Wednesday, April 05, 2006

Deseducada

Celso Limongi, atual Presidente do Tribunal de Justiça do Estado de São Paulo, me chamou de "deseducada" (isso parece início de coluna do Diogo Mainardi. Não é). Os motivos - jurídicos - são irrelevantes aqui. O fato é que tal termo, pouco usual, levou-me à reflexão. Penso que, ao atribuir a mim adjetivo de sonoridade tão incomum, o chefe do Judiciário paulista teve receio em ser....deseducado. Porque a pecha de "mal-educada" ou até mesmo "sem educação" é demasiadamente forte e explícita. Também um pouco ofensiva.
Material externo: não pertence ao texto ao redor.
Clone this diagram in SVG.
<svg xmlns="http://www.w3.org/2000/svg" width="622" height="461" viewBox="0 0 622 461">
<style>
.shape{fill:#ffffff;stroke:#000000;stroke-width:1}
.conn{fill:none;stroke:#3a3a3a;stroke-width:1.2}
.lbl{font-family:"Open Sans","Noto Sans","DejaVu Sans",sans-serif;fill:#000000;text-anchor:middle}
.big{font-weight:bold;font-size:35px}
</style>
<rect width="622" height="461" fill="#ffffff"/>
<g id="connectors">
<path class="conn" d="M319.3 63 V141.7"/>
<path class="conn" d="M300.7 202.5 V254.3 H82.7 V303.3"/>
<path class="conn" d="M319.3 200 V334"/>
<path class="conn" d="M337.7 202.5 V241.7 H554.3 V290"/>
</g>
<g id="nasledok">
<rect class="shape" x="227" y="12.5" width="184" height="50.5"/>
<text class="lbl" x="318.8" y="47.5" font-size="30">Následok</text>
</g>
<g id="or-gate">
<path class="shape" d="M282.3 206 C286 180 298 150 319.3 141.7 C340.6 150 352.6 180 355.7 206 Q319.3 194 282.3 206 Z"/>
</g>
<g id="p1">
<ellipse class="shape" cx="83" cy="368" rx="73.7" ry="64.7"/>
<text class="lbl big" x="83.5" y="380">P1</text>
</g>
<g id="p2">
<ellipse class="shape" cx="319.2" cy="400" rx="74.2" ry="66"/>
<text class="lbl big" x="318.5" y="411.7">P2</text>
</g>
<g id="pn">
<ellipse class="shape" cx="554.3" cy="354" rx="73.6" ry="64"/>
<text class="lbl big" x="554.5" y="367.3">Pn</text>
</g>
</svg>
Insinua que meus desafortunados genitores desempenharam com displicência a árdua tarefa de tornar sua pimpolha uma pessoa civilizada. Ou pior: que esse casal me largou ao Deus-dará, negligenciando por completo o dever de ensinar à sua descendente valores básicos de convivência e respeito. "Deseducada", parece, é a pessoa que se desfez da educação que de fato recebeu. Então, mamãe já pode respirar aliviada. Ela cumpriu sua parte. A crítica não foi dirigida a essa pobre mulher, e sim à degenerada na qual me transformei.
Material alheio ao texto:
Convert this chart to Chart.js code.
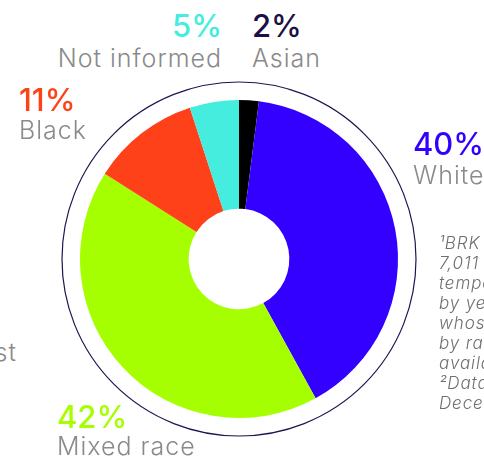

Mas o "deseducada" atiçou meu pensamento. Lembrei que, durante os anos de faculdade, um professor de Direito Processual Penal demonstrava profunda afeição pela palavra "inverdade". Mais uma vez, a questão da suavidade do vocábulo. É feio e...ahnn..."deseducado" dizer que "o réu contou uma mentira". Melhor: "o acusado afirmou uma inverdade". O "inverdadeiro" não ficará magoado com o comentário. E, esteticamente, a grafia nos autos sairá elegante.
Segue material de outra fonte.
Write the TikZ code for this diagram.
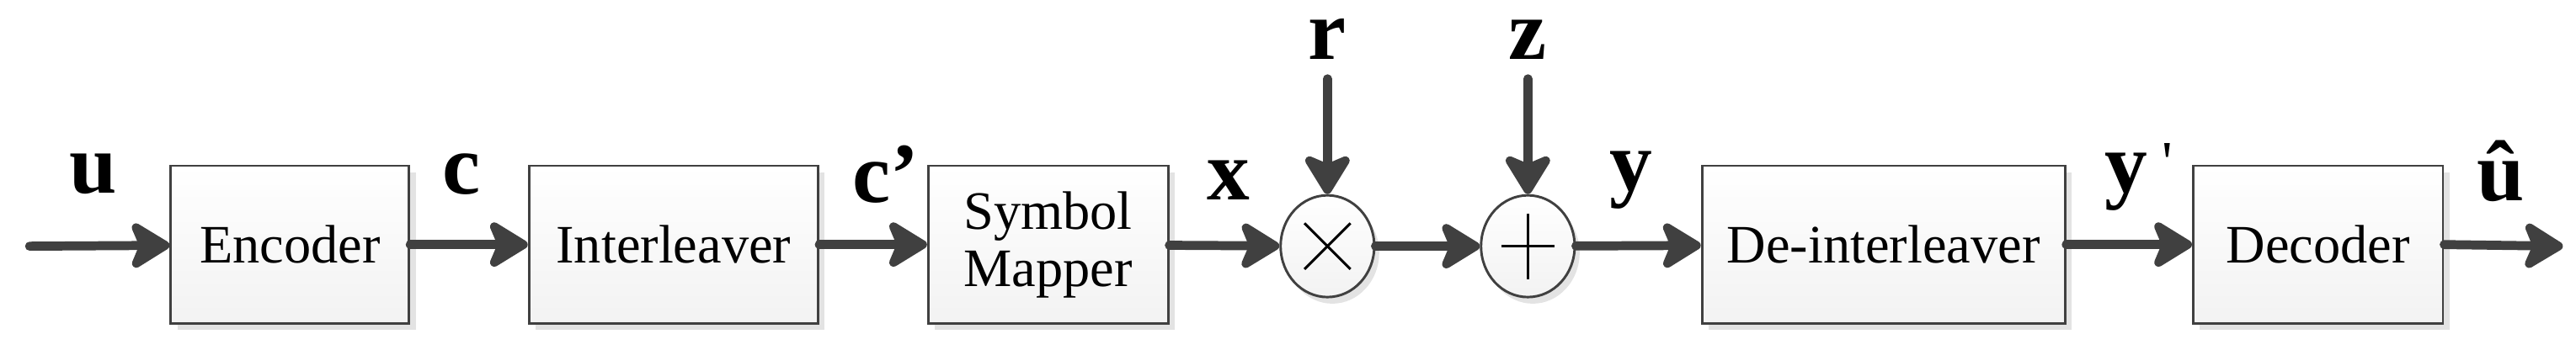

Já percebi: profissionais do Direito têm esse vício. A tendência, às vezes inconsciente e mecânica, de injetar glamour no banal e de travestir de classe o pejorativo. Nas sentenças, denúncias e petições em geral, "carros" não são furtados, leiloados ou danificados. Somente "veículos". Ora, apenas vendedores de concessionárias e narradores de comerciais televisivos pronunciam "veículos" ao invés de "carros". Se tiver coragem, pare seu possante em um posto de gasolina e peça ao frentista que abasteça o seu "veículo". Eu não tenho. Qual o problema da injustiçada palavra "carro"? É gíria? Palavrão? Não. Talvez seja a aspereza do som. Os dois erres machucam os ouvidos e olhos. Não merecem integrar o chique linguajar jurídico.
E por aí vai: "fugir" vira "empreender fuga"; um simples e comunzinho "entrar" é elevado à categoria de "adentrar" ou "ingressar". E nenhum policial "consegue" prender o bandido. Todos "logram êxito em". Medonho. Agora, já tem até gente trocando o mundano "maconha" por...."diamba"! Socorro, Pai dos Burros.
E, na vida cotidiana, "o preconceito contra palavras perseguidas" continua. Por que um sujeito não pode jantar no Fasano e perguntar ao garçom onde fica o sanitário? E por que o mesmo rapaz seria motivo de chacotas se, no Terminal Rodoviário Tietê, pedisse informações sobre a localização do toalete? Afinal, ambos os espaços são destinados à idêntica colheita de materiais!
Mas enfim. Deixa para lá. Desculpa, Celsão! Foi mal. Prometo: não voltarei a ser grosseira. Ops! "Grosseira" é uma palavra muito...."grosseira". Perdão, eu não aprendo mesmo. Coisa de gente deseducada.